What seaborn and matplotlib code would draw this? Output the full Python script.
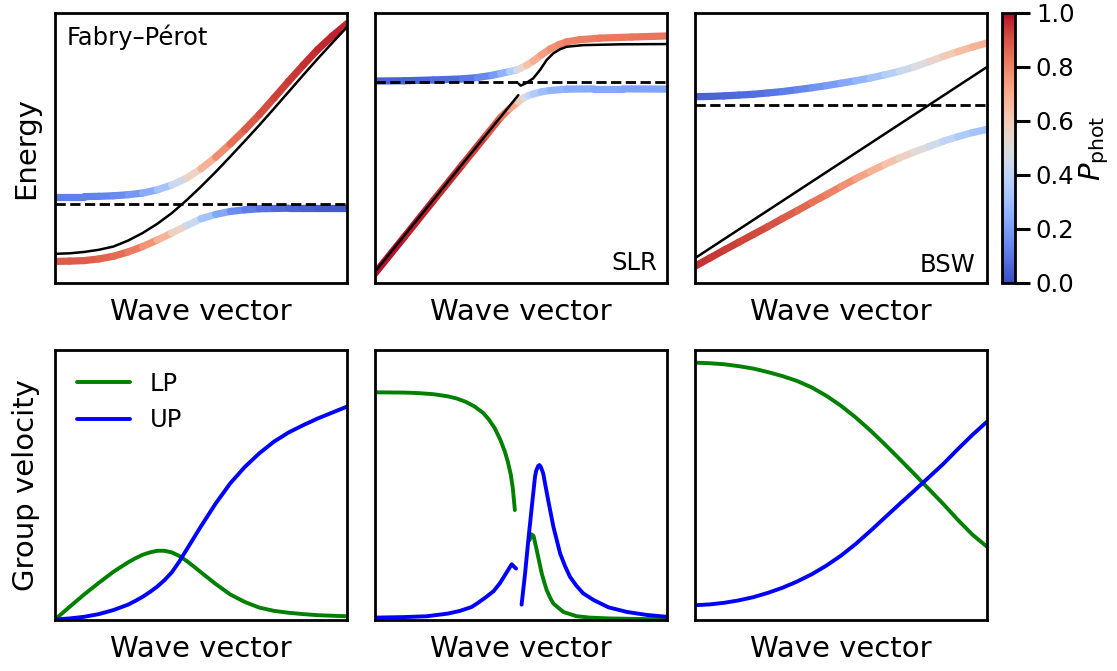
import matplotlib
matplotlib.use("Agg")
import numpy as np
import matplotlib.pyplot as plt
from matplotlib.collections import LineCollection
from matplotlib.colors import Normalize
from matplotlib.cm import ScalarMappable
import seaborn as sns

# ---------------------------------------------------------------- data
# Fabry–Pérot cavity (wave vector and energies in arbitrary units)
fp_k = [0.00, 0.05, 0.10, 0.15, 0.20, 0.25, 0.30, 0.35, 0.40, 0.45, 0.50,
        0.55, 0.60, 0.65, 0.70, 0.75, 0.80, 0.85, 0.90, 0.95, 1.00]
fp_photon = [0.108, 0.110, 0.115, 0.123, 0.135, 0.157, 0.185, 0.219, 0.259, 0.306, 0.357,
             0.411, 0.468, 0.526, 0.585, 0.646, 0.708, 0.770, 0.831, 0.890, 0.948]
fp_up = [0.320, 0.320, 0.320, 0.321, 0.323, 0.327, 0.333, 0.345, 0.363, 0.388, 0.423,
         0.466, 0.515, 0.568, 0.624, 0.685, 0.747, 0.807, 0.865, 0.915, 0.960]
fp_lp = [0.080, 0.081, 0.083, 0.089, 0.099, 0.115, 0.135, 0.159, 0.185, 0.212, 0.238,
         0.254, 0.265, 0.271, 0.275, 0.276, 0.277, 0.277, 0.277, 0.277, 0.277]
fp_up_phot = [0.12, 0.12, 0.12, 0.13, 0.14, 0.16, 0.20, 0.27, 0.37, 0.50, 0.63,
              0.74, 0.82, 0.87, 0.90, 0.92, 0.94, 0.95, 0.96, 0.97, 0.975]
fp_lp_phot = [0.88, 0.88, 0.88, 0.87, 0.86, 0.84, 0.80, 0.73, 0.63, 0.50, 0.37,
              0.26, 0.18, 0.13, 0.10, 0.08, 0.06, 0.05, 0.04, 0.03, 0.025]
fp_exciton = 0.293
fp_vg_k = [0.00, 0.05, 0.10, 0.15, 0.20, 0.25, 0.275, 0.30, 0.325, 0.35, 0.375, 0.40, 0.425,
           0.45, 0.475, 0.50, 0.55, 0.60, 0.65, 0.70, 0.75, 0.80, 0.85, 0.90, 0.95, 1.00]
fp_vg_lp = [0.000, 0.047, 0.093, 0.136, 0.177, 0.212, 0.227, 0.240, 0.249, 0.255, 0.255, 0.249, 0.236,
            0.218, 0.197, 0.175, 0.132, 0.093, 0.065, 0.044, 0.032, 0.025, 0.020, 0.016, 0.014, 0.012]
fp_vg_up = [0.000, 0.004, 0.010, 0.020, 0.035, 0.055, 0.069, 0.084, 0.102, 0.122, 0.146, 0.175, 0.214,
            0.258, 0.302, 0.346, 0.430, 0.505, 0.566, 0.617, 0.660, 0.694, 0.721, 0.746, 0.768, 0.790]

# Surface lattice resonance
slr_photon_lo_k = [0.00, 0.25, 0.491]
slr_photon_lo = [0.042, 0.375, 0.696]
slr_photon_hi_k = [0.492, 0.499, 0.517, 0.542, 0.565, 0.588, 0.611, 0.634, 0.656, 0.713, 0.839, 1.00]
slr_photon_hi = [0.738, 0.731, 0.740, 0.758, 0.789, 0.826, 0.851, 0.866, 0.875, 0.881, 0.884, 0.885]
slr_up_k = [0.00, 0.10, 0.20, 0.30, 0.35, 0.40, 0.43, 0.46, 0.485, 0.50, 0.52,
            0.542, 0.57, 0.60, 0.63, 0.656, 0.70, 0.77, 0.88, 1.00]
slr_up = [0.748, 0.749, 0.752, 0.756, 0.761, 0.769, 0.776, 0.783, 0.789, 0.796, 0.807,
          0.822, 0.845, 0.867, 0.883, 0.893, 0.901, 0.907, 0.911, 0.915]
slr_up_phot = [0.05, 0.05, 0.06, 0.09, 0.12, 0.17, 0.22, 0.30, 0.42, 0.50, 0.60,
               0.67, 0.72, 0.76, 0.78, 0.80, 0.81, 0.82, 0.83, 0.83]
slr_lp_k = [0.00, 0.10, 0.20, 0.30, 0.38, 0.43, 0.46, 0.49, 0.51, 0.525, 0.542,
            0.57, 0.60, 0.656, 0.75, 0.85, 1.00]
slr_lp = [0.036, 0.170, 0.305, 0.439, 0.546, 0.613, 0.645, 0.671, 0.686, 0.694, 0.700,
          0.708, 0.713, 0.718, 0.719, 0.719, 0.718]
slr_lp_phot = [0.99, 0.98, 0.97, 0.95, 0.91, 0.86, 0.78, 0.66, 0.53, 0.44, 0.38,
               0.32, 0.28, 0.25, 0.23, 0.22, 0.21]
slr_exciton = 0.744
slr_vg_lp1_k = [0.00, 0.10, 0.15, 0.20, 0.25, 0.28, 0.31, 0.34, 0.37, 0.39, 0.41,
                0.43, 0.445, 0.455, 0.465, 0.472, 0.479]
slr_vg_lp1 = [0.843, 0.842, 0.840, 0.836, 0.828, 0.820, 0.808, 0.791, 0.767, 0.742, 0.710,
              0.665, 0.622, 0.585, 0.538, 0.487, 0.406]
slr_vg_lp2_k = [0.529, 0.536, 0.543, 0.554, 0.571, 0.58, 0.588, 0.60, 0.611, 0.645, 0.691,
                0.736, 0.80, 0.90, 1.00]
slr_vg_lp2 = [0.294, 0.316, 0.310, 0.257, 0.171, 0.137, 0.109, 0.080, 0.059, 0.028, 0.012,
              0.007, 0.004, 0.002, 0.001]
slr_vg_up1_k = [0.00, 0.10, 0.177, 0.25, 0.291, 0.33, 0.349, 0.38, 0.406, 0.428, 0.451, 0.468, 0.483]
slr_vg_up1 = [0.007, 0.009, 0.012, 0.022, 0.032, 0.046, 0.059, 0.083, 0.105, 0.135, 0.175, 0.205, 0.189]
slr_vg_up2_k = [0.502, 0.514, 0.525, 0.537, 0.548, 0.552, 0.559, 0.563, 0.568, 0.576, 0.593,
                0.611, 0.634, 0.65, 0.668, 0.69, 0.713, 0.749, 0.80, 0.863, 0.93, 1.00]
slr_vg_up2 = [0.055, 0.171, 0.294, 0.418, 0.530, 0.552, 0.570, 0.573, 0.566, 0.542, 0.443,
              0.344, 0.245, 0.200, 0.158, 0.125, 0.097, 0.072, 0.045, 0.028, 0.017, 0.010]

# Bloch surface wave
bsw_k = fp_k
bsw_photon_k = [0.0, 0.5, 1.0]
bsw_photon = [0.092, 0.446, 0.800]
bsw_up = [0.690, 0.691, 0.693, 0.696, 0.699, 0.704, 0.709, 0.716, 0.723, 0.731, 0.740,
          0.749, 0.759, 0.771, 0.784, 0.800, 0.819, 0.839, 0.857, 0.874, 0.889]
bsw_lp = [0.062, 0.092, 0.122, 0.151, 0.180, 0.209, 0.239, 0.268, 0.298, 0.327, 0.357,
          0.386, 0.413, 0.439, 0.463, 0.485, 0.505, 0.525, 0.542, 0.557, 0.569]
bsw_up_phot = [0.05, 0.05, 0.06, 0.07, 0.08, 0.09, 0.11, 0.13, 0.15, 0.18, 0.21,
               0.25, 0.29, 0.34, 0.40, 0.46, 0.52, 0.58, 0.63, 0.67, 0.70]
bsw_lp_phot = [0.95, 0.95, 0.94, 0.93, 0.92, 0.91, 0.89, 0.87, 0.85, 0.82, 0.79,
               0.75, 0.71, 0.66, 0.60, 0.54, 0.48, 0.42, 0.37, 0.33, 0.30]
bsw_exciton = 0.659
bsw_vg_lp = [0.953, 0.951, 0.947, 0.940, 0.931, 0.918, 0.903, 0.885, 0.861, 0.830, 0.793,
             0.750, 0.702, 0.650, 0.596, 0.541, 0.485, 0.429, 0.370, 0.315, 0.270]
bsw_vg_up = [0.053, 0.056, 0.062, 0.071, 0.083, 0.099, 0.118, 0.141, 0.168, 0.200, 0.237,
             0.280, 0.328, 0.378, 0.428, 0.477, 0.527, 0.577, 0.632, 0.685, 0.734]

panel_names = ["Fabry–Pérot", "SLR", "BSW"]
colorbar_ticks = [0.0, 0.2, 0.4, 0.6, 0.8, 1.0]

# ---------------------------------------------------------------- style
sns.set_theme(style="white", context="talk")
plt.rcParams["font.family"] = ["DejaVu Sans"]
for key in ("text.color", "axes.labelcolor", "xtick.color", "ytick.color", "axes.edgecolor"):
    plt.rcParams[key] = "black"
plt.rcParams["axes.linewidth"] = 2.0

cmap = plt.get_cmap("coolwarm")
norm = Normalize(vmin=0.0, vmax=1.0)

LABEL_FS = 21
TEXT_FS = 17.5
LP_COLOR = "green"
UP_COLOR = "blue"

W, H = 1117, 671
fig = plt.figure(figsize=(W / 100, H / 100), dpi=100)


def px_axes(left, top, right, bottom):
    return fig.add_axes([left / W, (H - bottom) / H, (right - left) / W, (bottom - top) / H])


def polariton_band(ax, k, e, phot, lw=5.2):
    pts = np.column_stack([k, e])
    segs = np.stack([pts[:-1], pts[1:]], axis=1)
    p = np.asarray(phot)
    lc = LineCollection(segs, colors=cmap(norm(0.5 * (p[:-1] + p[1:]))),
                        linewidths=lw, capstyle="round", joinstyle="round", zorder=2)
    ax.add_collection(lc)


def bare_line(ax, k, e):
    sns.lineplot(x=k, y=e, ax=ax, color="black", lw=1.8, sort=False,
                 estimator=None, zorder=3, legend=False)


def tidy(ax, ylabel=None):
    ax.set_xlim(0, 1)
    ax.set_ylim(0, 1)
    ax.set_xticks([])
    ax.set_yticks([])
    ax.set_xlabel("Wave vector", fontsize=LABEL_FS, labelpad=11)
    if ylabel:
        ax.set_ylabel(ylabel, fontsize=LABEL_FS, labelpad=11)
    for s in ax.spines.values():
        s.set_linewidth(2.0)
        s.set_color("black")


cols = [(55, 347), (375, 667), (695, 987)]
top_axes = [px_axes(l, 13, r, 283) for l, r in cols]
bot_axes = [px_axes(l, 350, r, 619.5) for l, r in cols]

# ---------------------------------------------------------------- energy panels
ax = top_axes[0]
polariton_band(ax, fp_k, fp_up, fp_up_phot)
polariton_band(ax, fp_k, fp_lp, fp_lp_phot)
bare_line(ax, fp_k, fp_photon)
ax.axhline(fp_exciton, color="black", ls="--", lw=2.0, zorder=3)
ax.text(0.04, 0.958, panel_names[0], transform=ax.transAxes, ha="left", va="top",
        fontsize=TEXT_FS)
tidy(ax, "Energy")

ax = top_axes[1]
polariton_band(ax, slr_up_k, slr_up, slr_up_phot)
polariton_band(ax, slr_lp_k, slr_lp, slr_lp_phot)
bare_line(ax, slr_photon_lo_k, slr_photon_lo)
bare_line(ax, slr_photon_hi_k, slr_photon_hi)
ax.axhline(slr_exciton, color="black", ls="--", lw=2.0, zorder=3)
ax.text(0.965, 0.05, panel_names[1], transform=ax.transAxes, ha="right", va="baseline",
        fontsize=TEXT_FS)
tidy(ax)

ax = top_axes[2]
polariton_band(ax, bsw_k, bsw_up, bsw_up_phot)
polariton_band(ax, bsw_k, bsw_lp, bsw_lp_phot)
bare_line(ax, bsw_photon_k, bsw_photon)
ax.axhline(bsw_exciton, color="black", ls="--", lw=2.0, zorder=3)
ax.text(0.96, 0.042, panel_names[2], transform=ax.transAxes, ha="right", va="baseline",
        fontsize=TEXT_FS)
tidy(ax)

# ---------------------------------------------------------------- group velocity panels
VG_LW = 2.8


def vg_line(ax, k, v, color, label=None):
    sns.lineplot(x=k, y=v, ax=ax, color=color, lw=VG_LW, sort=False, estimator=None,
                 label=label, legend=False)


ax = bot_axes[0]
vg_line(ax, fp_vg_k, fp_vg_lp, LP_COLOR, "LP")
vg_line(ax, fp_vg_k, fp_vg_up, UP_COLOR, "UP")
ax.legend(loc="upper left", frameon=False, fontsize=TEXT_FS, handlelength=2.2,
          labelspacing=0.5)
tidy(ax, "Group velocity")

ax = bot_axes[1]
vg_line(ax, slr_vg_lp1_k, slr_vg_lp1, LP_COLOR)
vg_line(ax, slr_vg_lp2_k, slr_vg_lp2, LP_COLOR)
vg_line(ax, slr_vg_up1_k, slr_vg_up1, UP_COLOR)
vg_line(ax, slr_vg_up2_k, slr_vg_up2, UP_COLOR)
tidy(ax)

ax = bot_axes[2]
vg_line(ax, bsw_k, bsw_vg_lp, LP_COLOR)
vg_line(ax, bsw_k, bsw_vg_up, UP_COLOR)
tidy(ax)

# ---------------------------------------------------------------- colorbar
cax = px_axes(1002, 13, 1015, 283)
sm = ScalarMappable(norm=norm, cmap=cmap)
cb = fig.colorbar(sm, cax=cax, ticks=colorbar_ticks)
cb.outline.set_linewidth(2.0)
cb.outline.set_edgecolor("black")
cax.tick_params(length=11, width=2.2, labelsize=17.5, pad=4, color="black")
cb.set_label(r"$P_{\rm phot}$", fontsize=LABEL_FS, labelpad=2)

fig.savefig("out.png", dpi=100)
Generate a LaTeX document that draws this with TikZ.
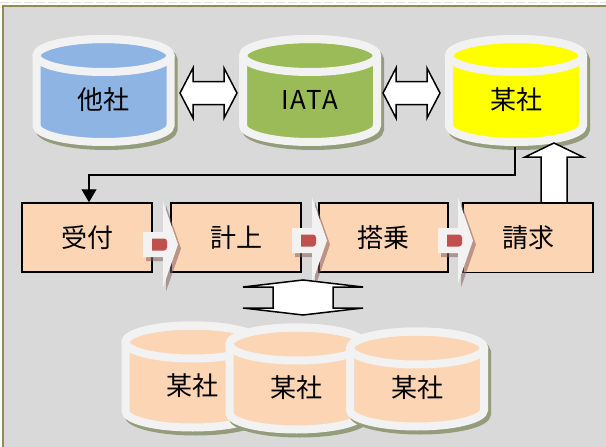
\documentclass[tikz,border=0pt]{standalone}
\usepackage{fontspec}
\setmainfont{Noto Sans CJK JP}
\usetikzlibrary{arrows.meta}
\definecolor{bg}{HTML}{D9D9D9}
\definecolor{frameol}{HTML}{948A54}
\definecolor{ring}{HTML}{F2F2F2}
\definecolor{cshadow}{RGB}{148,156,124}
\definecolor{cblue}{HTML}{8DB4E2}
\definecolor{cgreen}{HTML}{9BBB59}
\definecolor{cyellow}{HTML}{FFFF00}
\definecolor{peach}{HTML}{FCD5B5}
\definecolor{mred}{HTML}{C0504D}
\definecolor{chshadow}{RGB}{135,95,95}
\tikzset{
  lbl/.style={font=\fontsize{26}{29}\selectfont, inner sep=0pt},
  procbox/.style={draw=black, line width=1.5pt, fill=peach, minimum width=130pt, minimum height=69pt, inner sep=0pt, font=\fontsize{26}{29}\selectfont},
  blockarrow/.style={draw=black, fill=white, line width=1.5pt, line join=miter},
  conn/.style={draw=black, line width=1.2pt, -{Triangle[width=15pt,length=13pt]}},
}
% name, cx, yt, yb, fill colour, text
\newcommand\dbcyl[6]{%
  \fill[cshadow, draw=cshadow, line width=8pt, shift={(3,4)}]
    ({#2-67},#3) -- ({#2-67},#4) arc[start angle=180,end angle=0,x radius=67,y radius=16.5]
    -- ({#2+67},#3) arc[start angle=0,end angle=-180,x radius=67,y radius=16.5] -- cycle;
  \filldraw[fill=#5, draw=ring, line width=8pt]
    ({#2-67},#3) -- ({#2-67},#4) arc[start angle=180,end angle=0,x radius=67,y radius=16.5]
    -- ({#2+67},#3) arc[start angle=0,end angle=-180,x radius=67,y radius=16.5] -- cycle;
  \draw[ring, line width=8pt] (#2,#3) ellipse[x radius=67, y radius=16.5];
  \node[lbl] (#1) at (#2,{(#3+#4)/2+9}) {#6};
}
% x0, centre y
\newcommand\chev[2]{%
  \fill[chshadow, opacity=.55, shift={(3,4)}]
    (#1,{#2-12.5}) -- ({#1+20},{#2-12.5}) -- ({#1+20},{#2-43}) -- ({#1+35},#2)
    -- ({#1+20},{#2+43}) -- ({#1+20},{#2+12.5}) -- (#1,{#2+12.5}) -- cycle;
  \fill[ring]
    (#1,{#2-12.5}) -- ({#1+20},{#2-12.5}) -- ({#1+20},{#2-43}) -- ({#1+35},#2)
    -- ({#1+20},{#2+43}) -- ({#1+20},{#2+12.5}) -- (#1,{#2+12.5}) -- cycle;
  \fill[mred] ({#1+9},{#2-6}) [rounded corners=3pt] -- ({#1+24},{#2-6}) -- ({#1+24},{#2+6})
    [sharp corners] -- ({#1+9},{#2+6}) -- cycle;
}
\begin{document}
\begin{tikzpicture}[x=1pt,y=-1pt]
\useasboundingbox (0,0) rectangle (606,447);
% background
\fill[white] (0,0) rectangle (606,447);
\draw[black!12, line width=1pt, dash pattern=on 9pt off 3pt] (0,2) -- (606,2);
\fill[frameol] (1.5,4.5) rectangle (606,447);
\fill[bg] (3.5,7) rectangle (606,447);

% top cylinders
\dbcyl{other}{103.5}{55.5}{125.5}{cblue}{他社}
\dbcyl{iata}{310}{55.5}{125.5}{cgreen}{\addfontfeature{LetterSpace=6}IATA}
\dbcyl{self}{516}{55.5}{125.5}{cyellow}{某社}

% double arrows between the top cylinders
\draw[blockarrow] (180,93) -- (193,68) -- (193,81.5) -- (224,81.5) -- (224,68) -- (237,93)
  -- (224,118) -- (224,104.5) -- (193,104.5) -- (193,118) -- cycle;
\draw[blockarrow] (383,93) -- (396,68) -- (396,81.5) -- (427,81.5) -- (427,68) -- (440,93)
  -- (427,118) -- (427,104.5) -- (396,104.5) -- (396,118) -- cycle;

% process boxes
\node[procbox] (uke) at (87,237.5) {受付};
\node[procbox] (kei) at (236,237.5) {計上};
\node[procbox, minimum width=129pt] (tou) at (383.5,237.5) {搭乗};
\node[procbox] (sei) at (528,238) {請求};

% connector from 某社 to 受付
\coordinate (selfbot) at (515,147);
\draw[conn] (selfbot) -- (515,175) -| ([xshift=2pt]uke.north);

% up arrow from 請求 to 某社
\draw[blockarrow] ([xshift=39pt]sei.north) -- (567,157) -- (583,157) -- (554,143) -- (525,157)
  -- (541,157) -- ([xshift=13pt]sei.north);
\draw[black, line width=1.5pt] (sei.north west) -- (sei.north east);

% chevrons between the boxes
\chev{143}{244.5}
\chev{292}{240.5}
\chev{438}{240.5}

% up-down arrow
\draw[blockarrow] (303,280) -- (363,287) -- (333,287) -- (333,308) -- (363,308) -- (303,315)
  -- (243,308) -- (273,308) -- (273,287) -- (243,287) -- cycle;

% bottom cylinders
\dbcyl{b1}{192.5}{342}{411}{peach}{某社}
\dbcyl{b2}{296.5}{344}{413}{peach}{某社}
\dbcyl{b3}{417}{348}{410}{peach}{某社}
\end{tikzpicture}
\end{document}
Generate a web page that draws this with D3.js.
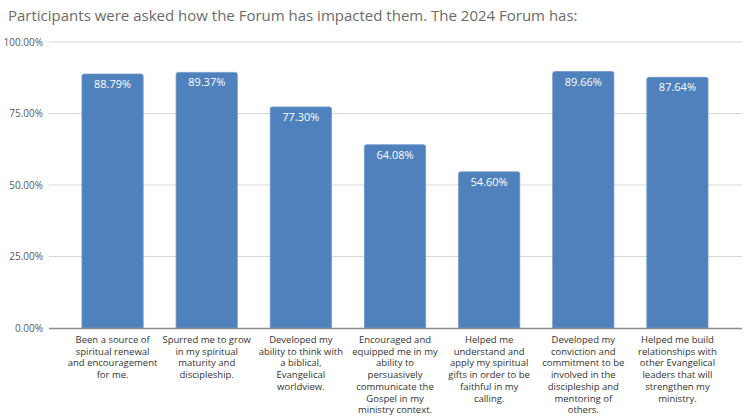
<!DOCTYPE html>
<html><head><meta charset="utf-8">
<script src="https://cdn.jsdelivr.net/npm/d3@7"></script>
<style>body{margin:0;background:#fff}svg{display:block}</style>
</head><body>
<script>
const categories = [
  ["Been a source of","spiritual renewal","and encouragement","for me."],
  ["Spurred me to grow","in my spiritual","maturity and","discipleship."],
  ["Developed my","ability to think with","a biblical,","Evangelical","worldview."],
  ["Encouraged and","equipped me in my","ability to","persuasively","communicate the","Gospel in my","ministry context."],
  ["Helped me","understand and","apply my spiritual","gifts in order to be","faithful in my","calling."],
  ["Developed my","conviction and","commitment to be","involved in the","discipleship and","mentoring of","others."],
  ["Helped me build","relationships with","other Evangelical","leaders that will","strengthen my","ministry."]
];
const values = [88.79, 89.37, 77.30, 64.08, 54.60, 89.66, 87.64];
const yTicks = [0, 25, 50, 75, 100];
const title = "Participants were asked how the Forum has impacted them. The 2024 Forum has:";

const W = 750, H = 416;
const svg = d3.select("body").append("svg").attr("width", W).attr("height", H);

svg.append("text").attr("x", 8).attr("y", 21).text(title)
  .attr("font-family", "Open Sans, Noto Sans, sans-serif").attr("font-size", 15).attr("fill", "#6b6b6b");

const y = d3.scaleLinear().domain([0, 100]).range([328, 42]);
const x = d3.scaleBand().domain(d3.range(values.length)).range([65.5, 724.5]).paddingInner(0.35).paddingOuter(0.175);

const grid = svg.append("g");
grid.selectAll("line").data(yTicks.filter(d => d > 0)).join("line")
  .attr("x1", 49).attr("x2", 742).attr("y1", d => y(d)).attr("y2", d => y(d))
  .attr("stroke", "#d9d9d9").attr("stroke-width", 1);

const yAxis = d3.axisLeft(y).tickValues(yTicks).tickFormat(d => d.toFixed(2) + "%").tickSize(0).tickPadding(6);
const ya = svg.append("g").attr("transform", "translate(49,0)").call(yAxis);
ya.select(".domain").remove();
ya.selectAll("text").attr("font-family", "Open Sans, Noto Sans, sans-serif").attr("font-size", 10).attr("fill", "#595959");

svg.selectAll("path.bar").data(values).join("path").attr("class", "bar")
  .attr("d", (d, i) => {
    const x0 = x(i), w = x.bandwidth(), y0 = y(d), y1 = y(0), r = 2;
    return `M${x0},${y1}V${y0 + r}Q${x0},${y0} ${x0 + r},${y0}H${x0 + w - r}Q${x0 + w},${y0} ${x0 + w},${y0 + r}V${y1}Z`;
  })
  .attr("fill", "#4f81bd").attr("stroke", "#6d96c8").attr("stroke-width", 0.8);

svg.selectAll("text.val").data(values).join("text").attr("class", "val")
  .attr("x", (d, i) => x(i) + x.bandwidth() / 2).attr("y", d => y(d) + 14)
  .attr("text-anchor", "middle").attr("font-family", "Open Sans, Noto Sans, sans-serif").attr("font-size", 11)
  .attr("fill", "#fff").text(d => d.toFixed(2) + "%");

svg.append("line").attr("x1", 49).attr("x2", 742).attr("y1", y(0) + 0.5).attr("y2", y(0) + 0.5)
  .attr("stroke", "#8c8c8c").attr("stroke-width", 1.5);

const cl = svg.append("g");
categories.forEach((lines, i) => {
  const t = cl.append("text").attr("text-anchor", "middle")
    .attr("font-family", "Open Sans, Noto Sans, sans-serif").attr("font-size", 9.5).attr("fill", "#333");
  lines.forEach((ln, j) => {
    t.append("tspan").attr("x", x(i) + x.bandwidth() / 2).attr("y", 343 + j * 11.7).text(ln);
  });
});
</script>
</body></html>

────

## Exercise description
Copy the part that starts at the line with "Generate a web" and finishes at the line with "were asked how", both included, and nothing more. Pictures are left out.

## Task answer
Generate a web page that draws this with D3.js.
<!DOCTYPE html>
<html><head><meta charset="utf-8">
<script src="https://cdn.jsdelivr.net/npm/d3@7"></script>
<style>body{margin:0;background:#fff}svg{display:block}</style>
</head><body>
<script>
const categories = [
  ["Been a source of","spiritual renewal","and encouragement","for me."],
  ["Spurred me to grow","in my spiritual","maturity and","discipleship."],
  ["Developed my","ability to think with","a biblical,","Evangelical","worldview."],
  ["Encouraged and","equipped me in my","ability to","persuasively","communicate the","Gospel in my","ministry context."],
  ["Helped me","understand and","apply my spiritual","gifts in order to be","faithful in my","calling."],
  ["Developed my","conviction and","commitment to be","involved in the","discipleship and","mentoring of","others."],
  ["Helped me build","relationships with","other Evangelical","leaders that will","strengthen my","ministry."]
];
const values = [88.79, 89.37, 77.30, 64.08, 54.60, 89.66, 87.64];
const yTicks = [0, 25, 50, 75, 100];
const title = "Participants were asked how the Forum has impacted them. The 2024 Forum has:";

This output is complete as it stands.